# Ervaringen met instellingen > Ervaringen met ziekenhuizen in Nederland >  Ervaringen met Ziekenhuis Nij Smellinghe

## Nationaal Gezondheids Forum

Adres:
Ziekenhuis Nij Smellinghe
Compagnonsplein 1
Drachten

Bezoek de website van Ziekenhuis Nij Smellinghe


*Plaats hieronder jouw ervaringen met Ziekenhuis Nij Smellinghe.*

----------


## [email protected]

Ik heb aangeboren lymphoedeem, net als mijn zus en broer, mijn zus draagt al sinds haar jeugd steunkousen ik wilde daar niet aan. 
Maar toen ik de 40 was gepasseerd kreeg ik rare uitslag op mijn benen en omdat ik goede ervaringen had met het UMC in Utrecht ben ik daar naartoe gegaan. Na een kort onderzoek vroegen ze mij of ik naar Nij Smellinghe in Drachten wilde, ik antwoordde, pfff helemaal naar Drachten.
Volgens het UMC is er maar een ziekenhuis in Nederland gespecialiseerd in lymphoedeem en dat is Nij Smellinghe. Ik er naartoe en ja eindelijk een ziekenhuis die ervan af wisten, ik werd 3 weken opgenomen. In deze weken kreeg ik nuttige voorlichting over lymphoedeem, met videobeelden en presentaties en de gevaren. Een van de genoemde gevaren, wondroos, was bij mijn zus al gebeurd, ze werd opgenomen in een ziekenhuis met meer dan 40 graden koorts. Ook kreeg ik fysiotherapie en lymphedrainage, en mijn onderbenen werden ingezwachteld en ze werden steeds dunner. De verzorging in het ziekenhuis was als in een hotel, ik kreeg voedselbonnen, liep langs een buffet, ging met mijn dienblad buiten op het terras in het zonnetje zitten en als ik langer de tijd had ging ik een stukje verder op het terrein naast de vijver zitten.
Nu moet ik wel de rest van mijn leven steunkousen dragen maar ik heb er geen last van, mijn onderbenen zijn nu veel dunner en ook bj warmer weer passen mijn schoenen nog.
Twee jaar geleden ben ik in Utrecht geopereerd aan een ingegroeide teennagel, ze zouden mijn nagelbed ook verwijderen zodat ik nooit meer een nagel zou krijgen.

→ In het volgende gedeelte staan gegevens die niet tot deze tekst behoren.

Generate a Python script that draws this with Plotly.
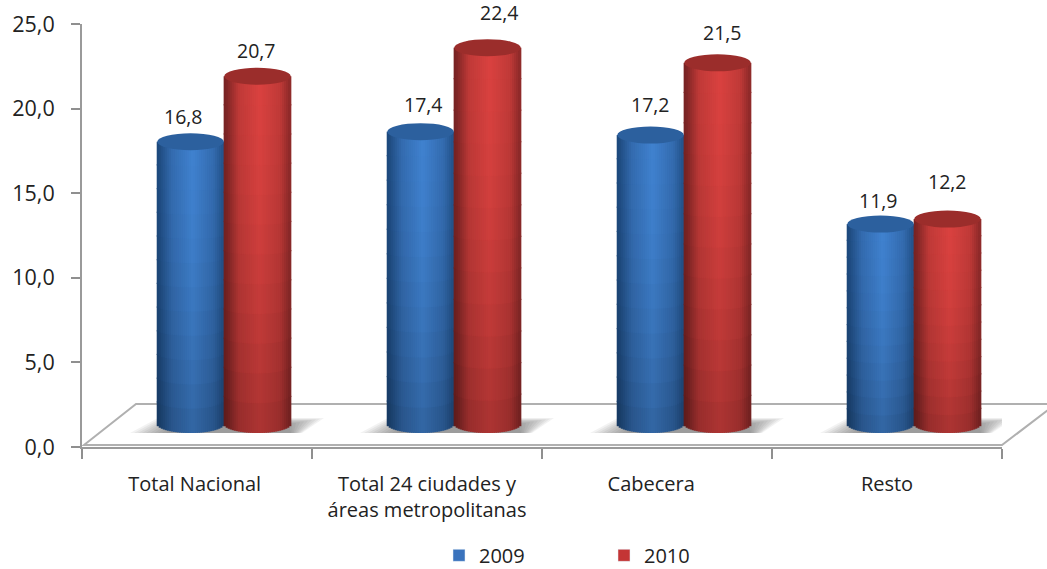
import math
import plotly.graph_objects as go

categories = ["Total Nacional", "Total 24 ciudades y<br>áreas metropolitanas", "Cabecera", "Resto"]
series_names = ["2009", "2010"]
values_2009 = [16.8, 17.4, 17.2, 11.9]
values_2010 = [20.7, 22.4, 21.5, 12.2]
y_ticks = [0, 5, 10, 15, 20, 25]

# label nudges in px (the reference places them by hand)
label_dx_2009 = [-7, 3, 0, -2]
label_dy_2009 = [25, 27, 31, 24]
label_dx_2010 = [-1, 12, 5, 0]
label_dy_2010 = [26, 35, 30, 38]

W, H = 1047, 569
L, R, T, B = 82, 45, 24, 122
PXX = (W - L - R) / 4.0
BASE_PX, PXY = 424.0, 16.8
y2_range = [(BASE_PX - (H - B)) / PXY, (BASE_PX - T) / PXY]
BLUE_OFF, RED_OFF, CYL_W = 0.472, 0.763, 66.5 / PXX
RY_TOP, RY_BOT = 8.5 / PXY, 9.0 / PXY
N_STRIP, N_SEG = 33, 12

def mix(a, b, f):
    return tuple(a[i] + (b[i] - a[i]) * f for i in range(3))

def shade(t, v, pal):
    a = abs(t - 0.08)
    if a < 0.62:
        c = mix(pal[0], pal[1], a / 0.62)
    else:
        c = mix(pal[1], pal[2], min(1, (a - 0.62) / 0.4))
    f = 1 - 0.22 * v ** 1.8
    return "rgb(%d,%d,%d)" % tuple(x * f for x in c)

PAL_B = [(64, 130, 208), (52, 108, 176), (30, 74, 126)]
PAL_R = [(218, 66, 64), (192, 58, 56), (122, 36, 36)]

def cylinder(vals, off, pal, name):
    xs, ys, bases, cols, widths = [], [], [], [], []
    sw = CYL_W / N_STRIP
    ov = 1.2 / PXY
    for i, val in enumerate(vals):
        cx = i + off
        for s in range(N_STRIP):
            t = -1 + (2 * s + 1) / N_STRIP
            low = -RY_BOT * math.sqrt(max(0, 1 - t * t))
            for m in range(N_SEG):
                a = low + (val - low) * m / N_SEG
                b = low + (val - low) * (m + 1) / N_SEG
                if m < N_SEG - 1:
                    b += ov
                xs.append(cx + t * CYL_W / 2)
                ys.append(b - a)
                bases.append(a)
                cols.append(shade(t, 1 - (m + 0.5) / N_SEG, pal))
                widths.append(sw * 1.6)
    return go.Bar(x=xs, y=ys, base=bases, width=widths, yaxis="y2", name=name,
                  marker=dict(color=cols, line=dict(width=0)), showlegend=False,
                  hoverinfo="skip")

fig = go.Figure()
# invisible trace that gives the left axis its scale
fig.add_trace(go.Scatter(x=[0], y=[0], mode="markers", marker=dict(opacity=0), showlegend=False, hoverinfo="skip"))
fig.add_trace(cylinder(values_2009, BLUE_OFF, PAL_B, series_names[0]))
fig.add_trace(cylinder(values_2010, RED_OFF, PAL_R, series_names[1]))
fig.add_trace(go.Bar(x=[None], y=[None], name=series_names[0], marker_color="#3a73bd", yaxis="y2"))
fig.add_trace(go.Bar(x=[None], y=[None], name=series_names[1], marker_color="#c43535", yaxis="y2"))

def px(x): return (x - L) / (W - L - R)
def py(y): return (H - B - y) / (H - B - T)

shapes = []
# floor of the 3-D box
shapes.append(dict(type="path", xref="paper", yref="paper", layer="below",
    path="M %f,%f L %f,%f L %f,%f L %f,%f Z" % (px(84), py(445), px(136), py(404), px(1056), py(404), px(1002), py(445)),
    fillcolor="white", line=dict(color="#b0b0b0", width=2)))
# soft floor shadows
for i in range(4):
    gc = i + (BLUE_OFF + RED_OFF) / 2
    for k in range(10):
        ins = k * 4.0
        l0, r0 = -94 + ins, 78 - ins * 0.3
        l1, r1 = -66 + ins * .5, 100 - ins
        yb = -9 / PXY
        yt = (6.0 - k * 0.7) / PXY
        shapes.append(dict(type="path", xref="x", yref="y2", layer="below",
            path="M %f,%f L %f,%f L %f,%f L %f,%f Z" % (
                gc + l0 / PXX, yb, gc + l1 / PXX, yt, gc + r1 / PXX, yt, gc + r0 / PXX, yb),
            fillcolor="rgba(70,70,70,0.07)", line=dict(width=0)))
# cylinder caps
for vals, off, col in ((values_2009, BLUE_OFF, "#2c609e"), (values_2010, RED_OFF, "#9b2d2b")):
    for i, val in enumerate(vals):
        cx = i + off
        shapes.append(dict(type="circle", xref="x", yref="y2", layer="above",
            x0=cx - CYL_W / 2, x1=cx + CYL_W / 2, y0=val - RY_TOP, y1=val + RY_TOP,
            fillcolor=col, line=dict(width=0)))

annotations = []
FONT = "Open Sans, sans-serif"
TXT = "#222222"
for vals, off, dxs, dys in ((values_2009, BLUE_OFF, label_dx_2009, label_dy_2009),
                            (values_2010, RED_OFF, label_dx_2010, label_dy_2010)):
    for i, val in enumerate(vals):
        annotations.append(dict(x=i + off, y=val, xref="x", yref="y2", showarrow=False,
            text=("%.1f" % val).replace(".", ","), xshift=dxs[i], yshift=dys[i],
            xanchor="center", yanchor="middle", font=dict(family=FONT, size=19.5, color=TXT)))

fig.update_layout(
    width=W, height=H, autosize=False, margin=dict(l=L, r=R, t=T, b=B, pad=0, autoexpand=False),
    plot_bgcolor="white", paper_bgcolor="white", barmode="overlay", separators=",.",
    font=dict(family=FONT, size=18, color=TXT),
    xaxis=dict(range=[0, 4], tickmode="array", tickvals=[0.49, 1.5, 2.475, 3.5], ticktext=categories,
               ticks="outside", ticklen=18, tickcolor="rgba(0,0,0,0)", showgrid=False, zeroline=False,
               showline=True, linecolor="#9a9a9a", linewidth=2, tickangle=0, automargin=False,
               minor=dict(tickmode="array", tickvals=[0, 1, 2, 3, 4], ticks="outside", ticklen=10,
                          tickcolor="#8f8f8f", tickwidth=1.5, showgrid=False),
               tickfont=dict(family=FONT, size=20, color=TXT)),
    yaxis=dict(range=[0, 25], tickmode="array", tickvals=y_ticks, tickformat=".1f", ticks="outside",
               ticklen=9, tickcolor="#8f8f8f", tickwidth=1.5, showgrid=False, zeroline=False,
               showline=True, linecolor="#9a9a9a", linewidth=2, automargin=False, ticklabelstandoff=12,
               tickfont=dict(family=FONT, size=21.5, color=TXT)),
    yaxis2=dict(range=y2_range, overlaying="y", side="left", visible=False, fixedrange=True),
    legend=dict(orientation="h", x=(439 - L) / (W - L - R), xanchor="left", y=-0.21, yanchor="top",
                entrywidth=120, entrywidthmode="pixels", font=dict(family=FONT, size=20, color=TXT),
                bgcolor="rgba(0,0,0,0)", itemclick=False, itemdoubleclick=False),
    shapes=shapes, annotations=annotations,
)
fig.write_html("out.html", post_script="document.body.style.margin='0';", config={"displayModeBar": False})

Maar ik kreeg 2 rare stukken nagel ervoor terug en de nodige last ervan. Inmiddels in Nij Smellinge geweest en over 2 weken wordt ik daar opgenomen voor het verwijderen van beide grote teennagels en -bed. Leuk is het natuurlijk niet maar omdat het in Nij Smellinge gaat gebeuren vind ik het niet zo erg.

----------